Paying spousal support is often considered the price many men must pay to extricate themselves from a bad marriage. It's cynically considered the cost of doing business. While the calculations used to formulate the spousal support award amount may seem complicated, the metrics are relatively straightforward. Alimony calculations are supposed to be based upon the recipient's need for financial support, and the payer's ability to provide the financial support... typically multiplied by x-number of years. That seemingly simple formula is not so simple, when shortly after the Final Divorce Decree is entered, the pendulum swings in the other direction, and the recipient's need is reduced because of a third party off-setting the overall costs of living. That third party is usually a new boyfriend, who is suddenly living with the recipient ex-spouse, and who is consuming the spousal support that had originally been awarded for shelter, utilities, maintenance, food, etc.

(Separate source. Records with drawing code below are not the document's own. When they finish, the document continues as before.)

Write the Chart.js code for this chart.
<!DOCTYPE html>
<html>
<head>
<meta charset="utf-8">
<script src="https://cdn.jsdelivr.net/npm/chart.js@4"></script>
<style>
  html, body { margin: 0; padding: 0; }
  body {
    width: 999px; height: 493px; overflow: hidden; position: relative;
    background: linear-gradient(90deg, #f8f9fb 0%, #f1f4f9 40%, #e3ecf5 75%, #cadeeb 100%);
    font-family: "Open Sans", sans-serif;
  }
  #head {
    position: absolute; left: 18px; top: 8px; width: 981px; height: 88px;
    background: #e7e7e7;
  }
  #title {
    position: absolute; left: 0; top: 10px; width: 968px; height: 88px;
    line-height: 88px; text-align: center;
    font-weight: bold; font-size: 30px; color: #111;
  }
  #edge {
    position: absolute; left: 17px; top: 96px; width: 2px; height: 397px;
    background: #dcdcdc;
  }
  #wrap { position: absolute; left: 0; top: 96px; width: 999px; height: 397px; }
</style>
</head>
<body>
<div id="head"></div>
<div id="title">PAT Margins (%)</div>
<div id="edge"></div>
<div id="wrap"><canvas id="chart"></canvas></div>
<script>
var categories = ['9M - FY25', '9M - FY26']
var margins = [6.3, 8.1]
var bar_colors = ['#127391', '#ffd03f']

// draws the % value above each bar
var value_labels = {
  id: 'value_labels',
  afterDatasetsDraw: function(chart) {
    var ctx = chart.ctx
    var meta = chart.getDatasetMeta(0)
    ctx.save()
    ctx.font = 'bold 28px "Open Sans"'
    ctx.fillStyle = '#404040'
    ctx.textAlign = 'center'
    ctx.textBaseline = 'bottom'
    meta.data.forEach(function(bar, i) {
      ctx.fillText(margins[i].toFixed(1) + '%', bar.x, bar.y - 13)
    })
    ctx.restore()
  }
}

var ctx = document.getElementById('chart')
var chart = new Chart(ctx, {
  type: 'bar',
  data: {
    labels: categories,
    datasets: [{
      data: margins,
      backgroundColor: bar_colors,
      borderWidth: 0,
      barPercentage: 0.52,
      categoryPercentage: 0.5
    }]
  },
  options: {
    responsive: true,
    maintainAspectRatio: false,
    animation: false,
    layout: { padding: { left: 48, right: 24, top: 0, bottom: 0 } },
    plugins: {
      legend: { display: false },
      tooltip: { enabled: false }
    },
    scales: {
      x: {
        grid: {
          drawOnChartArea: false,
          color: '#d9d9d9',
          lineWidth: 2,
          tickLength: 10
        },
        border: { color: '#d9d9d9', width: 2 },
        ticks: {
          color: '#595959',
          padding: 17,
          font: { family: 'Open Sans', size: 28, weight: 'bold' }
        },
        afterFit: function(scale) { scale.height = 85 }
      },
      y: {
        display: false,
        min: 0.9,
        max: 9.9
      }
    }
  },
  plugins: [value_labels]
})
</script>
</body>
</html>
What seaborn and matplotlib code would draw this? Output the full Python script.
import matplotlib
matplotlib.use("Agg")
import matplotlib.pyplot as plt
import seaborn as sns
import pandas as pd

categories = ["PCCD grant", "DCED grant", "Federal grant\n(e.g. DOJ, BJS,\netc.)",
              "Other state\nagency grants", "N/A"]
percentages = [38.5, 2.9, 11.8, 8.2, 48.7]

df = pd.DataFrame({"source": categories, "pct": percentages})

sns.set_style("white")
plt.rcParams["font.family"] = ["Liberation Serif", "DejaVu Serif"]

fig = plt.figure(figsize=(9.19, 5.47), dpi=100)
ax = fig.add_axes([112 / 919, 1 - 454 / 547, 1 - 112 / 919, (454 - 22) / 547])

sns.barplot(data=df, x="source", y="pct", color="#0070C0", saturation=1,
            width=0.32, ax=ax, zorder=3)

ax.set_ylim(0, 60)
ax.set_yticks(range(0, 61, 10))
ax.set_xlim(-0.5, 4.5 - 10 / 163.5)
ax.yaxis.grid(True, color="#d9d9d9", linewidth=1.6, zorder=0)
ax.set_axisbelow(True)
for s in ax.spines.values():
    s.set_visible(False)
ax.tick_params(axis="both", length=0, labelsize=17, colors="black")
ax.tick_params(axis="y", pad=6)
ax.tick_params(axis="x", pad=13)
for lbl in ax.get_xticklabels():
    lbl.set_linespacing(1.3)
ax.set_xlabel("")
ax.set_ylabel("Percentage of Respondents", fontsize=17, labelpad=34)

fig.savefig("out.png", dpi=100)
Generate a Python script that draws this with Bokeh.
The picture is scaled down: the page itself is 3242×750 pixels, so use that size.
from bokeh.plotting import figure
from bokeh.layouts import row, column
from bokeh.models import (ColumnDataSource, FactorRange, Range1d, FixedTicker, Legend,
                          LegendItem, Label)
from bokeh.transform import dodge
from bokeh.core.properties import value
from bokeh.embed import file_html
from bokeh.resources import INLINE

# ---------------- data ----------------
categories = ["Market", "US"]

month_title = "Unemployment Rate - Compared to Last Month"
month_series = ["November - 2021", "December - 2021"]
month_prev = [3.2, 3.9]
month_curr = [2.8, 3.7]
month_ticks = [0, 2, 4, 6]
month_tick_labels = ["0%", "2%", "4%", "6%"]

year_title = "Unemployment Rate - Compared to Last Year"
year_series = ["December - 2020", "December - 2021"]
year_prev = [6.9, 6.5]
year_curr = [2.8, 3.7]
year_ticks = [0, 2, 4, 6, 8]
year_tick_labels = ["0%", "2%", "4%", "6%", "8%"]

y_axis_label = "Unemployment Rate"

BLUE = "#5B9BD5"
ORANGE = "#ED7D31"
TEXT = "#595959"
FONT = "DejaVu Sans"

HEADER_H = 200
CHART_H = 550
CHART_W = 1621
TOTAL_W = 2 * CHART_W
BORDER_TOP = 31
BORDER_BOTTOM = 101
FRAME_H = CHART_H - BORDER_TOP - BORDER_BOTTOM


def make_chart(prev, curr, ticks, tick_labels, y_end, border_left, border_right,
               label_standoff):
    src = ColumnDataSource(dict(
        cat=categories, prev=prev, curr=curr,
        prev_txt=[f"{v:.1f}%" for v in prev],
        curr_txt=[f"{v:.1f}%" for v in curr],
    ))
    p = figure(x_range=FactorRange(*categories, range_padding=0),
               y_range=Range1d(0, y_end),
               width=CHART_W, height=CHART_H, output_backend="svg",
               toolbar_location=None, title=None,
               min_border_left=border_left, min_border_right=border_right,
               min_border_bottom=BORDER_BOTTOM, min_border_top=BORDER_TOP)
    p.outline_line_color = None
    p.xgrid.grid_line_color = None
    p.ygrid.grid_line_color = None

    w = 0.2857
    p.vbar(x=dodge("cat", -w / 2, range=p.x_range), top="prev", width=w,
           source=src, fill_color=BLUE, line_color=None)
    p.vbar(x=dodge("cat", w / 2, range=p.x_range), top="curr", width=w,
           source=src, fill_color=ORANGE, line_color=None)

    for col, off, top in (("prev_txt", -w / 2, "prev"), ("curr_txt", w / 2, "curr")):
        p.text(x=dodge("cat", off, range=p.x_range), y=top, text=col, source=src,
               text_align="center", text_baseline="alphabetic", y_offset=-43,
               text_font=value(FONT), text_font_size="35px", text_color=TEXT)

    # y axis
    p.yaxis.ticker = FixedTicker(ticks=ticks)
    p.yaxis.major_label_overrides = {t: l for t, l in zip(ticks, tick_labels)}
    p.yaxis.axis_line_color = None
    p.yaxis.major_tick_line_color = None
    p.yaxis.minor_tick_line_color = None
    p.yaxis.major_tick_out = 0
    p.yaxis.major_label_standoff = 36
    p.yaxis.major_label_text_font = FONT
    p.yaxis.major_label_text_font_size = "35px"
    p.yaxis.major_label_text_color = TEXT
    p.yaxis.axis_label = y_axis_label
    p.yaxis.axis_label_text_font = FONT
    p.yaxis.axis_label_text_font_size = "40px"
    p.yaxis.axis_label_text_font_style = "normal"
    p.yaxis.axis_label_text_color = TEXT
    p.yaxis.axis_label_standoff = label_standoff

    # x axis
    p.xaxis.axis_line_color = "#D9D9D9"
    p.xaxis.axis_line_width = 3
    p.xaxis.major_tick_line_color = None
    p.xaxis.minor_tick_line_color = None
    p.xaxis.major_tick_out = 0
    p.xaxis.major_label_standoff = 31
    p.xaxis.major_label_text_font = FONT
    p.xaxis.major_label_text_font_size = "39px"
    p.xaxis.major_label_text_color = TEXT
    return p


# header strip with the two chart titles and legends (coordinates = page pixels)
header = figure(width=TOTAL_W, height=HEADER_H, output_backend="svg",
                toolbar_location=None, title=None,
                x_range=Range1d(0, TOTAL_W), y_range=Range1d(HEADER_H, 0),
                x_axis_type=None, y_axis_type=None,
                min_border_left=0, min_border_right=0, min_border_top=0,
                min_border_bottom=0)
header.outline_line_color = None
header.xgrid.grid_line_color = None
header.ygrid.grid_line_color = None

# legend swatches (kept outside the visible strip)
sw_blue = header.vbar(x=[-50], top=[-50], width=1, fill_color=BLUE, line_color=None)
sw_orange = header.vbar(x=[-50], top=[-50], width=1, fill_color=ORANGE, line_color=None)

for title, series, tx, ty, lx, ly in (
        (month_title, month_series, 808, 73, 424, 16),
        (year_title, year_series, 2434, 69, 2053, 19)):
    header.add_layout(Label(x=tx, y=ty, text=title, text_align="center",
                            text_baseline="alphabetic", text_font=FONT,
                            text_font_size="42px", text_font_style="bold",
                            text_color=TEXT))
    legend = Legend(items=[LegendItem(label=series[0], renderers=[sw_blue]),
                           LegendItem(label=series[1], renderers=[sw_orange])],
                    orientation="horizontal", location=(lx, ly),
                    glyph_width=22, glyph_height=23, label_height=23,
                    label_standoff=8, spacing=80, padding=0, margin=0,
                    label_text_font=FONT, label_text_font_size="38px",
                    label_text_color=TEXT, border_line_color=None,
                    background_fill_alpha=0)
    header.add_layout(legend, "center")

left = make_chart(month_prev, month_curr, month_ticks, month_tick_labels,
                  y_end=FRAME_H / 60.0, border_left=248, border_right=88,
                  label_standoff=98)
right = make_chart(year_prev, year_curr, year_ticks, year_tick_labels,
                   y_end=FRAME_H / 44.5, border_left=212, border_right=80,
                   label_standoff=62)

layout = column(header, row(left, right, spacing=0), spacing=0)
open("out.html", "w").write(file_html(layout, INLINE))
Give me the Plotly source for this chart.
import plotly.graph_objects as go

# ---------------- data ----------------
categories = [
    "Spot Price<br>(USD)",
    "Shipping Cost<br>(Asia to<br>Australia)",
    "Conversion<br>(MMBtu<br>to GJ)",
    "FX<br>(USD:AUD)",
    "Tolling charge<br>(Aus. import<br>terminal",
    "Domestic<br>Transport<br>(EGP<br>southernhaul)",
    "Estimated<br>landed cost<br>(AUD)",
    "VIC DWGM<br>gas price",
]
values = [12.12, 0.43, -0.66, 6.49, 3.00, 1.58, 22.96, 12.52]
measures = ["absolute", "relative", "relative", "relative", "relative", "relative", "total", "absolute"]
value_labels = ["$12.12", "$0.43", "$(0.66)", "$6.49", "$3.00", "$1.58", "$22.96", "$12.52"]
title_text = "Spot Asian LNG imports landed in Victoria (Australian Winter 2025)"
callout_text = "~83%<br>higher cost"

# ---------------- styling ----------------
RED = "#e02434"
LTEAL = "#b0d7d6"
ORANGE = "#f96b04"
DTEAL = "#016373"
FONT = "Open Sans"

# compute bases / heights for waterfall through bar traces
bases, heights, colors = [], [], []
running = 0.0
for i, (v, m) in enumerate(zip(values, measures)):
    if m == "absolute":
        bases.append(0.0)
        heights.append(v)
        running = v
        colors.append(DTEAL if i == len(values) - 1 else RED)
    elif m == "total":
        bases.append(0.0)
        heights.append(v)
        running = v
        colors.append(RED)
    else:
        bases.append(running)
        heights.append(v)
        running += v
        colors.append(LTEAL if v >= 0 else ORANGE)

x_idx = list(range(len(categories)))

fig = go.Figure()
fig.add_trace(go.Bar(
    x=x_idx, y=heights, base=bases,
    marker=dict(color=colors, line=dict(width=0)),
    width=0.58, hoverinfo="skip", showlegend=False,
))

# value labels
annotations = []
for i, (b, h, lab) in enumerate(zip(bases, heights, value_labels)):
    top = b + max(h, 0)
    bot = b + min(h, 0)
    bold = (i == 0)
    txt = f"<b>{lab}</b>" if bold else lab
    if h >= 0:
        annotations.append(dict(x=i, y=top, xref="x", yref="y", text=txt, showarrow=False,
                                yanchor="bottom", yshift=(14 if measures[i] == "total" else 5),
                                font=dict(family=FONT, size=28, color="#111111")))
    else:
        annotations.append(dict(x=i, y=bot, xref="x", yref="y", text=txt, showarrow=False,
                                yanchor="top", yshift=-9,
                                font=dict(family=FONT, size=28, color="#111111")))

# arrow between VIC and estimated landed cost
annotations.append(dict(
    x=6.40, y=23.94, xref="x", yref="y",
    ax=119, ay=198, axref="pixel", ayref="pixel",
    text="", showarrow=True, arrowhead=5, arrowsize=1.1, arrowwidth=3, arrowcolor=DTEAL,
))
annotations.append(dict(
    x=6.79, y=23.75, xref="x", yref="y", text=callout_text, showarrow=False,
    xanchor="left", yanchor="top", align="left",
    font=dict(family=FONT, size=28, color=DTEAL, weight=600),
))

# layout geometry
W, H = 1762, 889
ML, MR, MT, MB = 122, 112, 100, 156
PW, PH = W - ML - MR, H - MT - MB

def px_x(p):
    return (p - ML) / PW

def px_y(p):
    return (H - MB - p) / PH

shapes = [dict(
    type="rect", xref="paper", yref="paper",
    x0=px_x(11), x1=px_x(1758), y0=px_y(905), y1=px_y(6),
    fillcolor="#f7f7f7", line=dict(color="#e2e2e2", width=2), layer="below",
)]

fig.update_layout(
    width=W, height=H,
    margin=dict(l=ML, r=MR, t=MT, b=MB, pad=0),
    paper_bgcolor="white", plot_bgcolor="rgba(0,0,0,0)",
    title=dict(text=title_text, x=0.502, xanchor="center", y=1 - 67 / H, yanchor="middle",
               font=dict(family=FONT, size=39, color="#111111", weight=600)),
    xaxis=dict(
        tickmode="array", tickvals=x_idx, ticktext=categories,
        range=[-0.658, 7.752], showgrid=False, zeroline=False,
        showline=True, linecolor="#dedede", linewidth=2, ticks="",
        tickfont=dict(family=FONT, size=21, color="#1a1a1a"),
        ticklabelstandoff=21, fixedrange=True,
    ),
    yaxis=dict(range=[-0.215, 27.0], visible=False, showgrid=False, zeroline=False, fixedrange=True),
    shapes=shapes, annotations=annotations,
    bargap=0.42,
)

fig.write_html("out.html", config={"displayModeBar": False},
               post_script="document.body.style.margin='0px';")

This article is not going to debate the need for alimony reform, a hot topic already addressed by millions in almost every jurisdiction. Instead, I'd like to focus on what (mostly) men can do when faced with the narrow issue of "cohabitation," meaning, how can they have their alimony obligation adjusted or terminated when the recipient former spouse is clearly living with someone else, but denies doing so in order to continue to collect spousal support.
Cohabitation is the term used to describe a scenario whereby an alimony-receiving ex-spouse is living with a member of the opposite sex "in the manner of husband and wife, mutually assuming those rights and duties usually attendant upon the marriage relationship." Seems pretty simple, right? The unfortunate reality is that what demonstrates "cohabitation" is ill-defined by most Courts and vague in most Marital Settlement Agreements and Divorce Decrees. This leaves the payer ex-spouse in an unenviable weak position because the courts are loathe to terminate an alimony obligation without solid proof. The evidence needed to provide that proof is often costly, as it typically requires a hefty investment in private investigators, attorneys, and other related expenses. Often, many men in this situation conduct their own internal cost-benefit analysis, to help them make the final decision whether it's even worth pursuing.
Here's the thing: though it may grate on your last nerve, the truth is that your ex is allowed to be in a new relationship! She's allowed to bring him to family gatherings and take vacations together. She can wine and dine him, and may even buy him expensive gifts. However, the waters begin to muddy and the clearly defined lines begin to blur when the new paramour is spending so many overnights together that the cloaked relationship moves to a different level and begins to look more like a marriage than a casual romance. When his toothbrush has its own holder, when his dirty laundry is washed with hers, when the garage is filled with his boxes of memorabilia, and when he lovingly mows the lawn or watches the kids... these are all elements that may be considered when evaluating whether this new relationship has morphed into one which enjoys social, sexual and financial interdependencies, as a typical marriage. All of these things have an economic value, and the assumption is that the couple is in a mutually supportive relationship such that the need for alimony payments from someone else is reduced or extinguished.
What steps can you take to prove that a cohabiting relationship exists? What evidence can you gather? Consider the following:
· Modest investment in a private investigator can result in some important information relating to household chores, outdoor maintenance, shopping routines;
· Cell tower location records (geolocation data) can cost-effectively reveal evidence suggestive of historical overnight stays going back as much as 2-3 years by tracking the whereabouts of a person's cell phone device 24/4/365;
· Social media sites such as Facebook and Instagram can reveal evidence relating to travel, religious activities, status and other social intertwinings of the relationship.
In sum, you don't need co-signatures on a lease (though that's a nice factoid for your case!) nor videos of the couple traveling to Hawaii (though matching suitcases would be interesting!). What you do need is a reasonable demonstration of that loosely, ill-defined social, sexual and financial relationship that the courts call "cohabitation," such that would give rise to a reasonable person concluding a marital-like relationship.